Table 3. Results for maximizing the F-measure optimistically resp. with validation performances. Thresholds are optimized either jointly for all the labels (uniform \(\tau \)) or label-wise. Best performances per setting and dataset are highlighted in bold. Significant improvements of LiBRe are marked by a \(\bullet \) and degradations by \(\circ \).
Full size table

In contrast to the previous results, for the optimization of the F-measure, the optimistic performance estimates already give a promising outlook on the potential for improving the generalization performance through the label-wise selection of the base learners. More precisely, they indicate that performance gains of up to 11% points are possible. Independent of the threshold optimization variant, LiBRe outperforms the SBB baseline, yielding the best performance on two third of the considered datasets, 13 improvements of which are significant in the case of uniform \(\tau \), and 11 in the case of label-wise \(\tau \). Significant degradations of LiBRe compared to SBB can only be observed for 2 respectively 3 datasets. Hence, for the F-measure, LiBRe compares favorably to the SBB baseline.

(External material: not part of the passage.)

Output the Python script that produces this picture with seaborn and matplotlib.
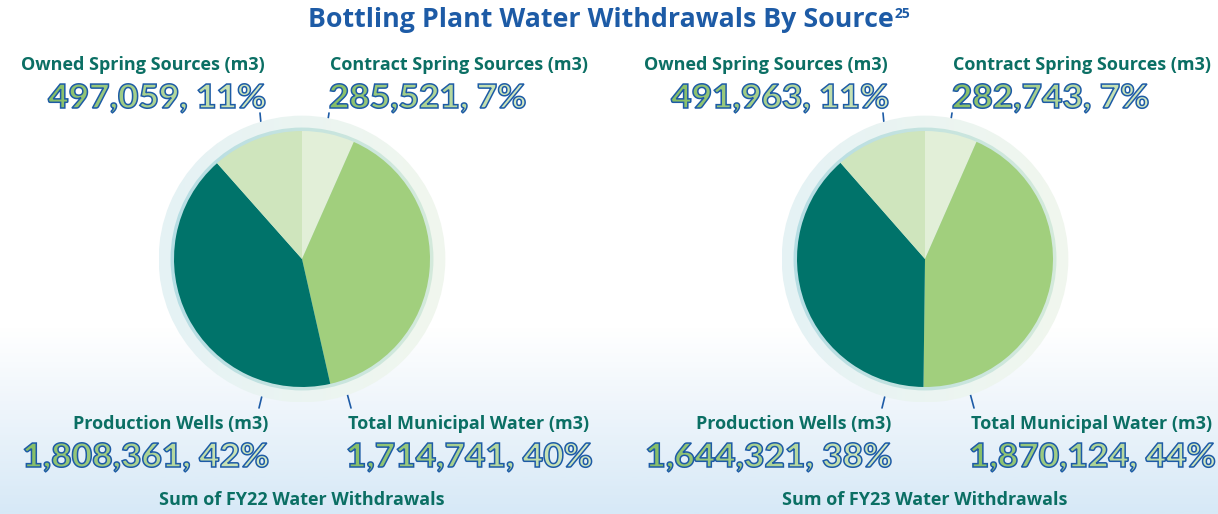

In summary, we conclude that LiBRe does indeed yield performance improvements. However, increasing the flexibility of BR also makes it more prone to over-fitting. Furthermore, these results were obtained by conducting a nested 2-fold cross validation. While keeping the computational costs of this evaluation reasonable, this implies that, for the purpose of validation, the base learners were trained on only one fourth of the original dataset. Therefore, considering nested 5-fold or 10-fold cross validation could help to reduce the observed over-fitting.

6 Conclusion

In this paper, we have not only demonstrated the potential of binary relevance to optimize label-wise macro averaged measures, but also the importance of the base learner as a hyper-parameter for each label. Especially for the case of optimizing for F1 macro-averaged over the labels, we could achieve significant performance improvements by choosing a proper base learner in a label-wise manner. Compared to selecting the best single base learner, choosing the base learner for each label individually comes at no additional cost in terms of base learner evaluations. Moreover, the label-wise selection of base learners can be realized by a straight-forward grid search.

As the label-wise choice of a base learner has already led to considerable performance gains, we plan to examine to what extent the optimization of the hyper-parameters of those base learners can lead to further improvements. Furthermore, we want to increase the efficiency of the tuning by replacing the grid search with a heuristic approach.

Another direction of future work concerns the avoidance of over-fitting effects due to an overly excessive flexibility of LiBRe. As already explained, the restriction to a single base learner can be seen as a kind of regularization, which, however, appears to be too strong, at least according to our results. On the other side, the full flexibility of LiBRe does not always pay off either. An interesting compromise could be to restrict the number of different base learners used by LiBRe to a suitable value \(k \in \{1, \ldots , m\}\). Technically, this comes down to finding the \(\arg \min \) in (4), not over \(\varvec{a}\in \mathcal {A}^m\), but over \(\{ \varvec{a}\in \mathcal {A}^m \, \vert \, \# \{ a_1, \ldots , a_m \} \le k \}\).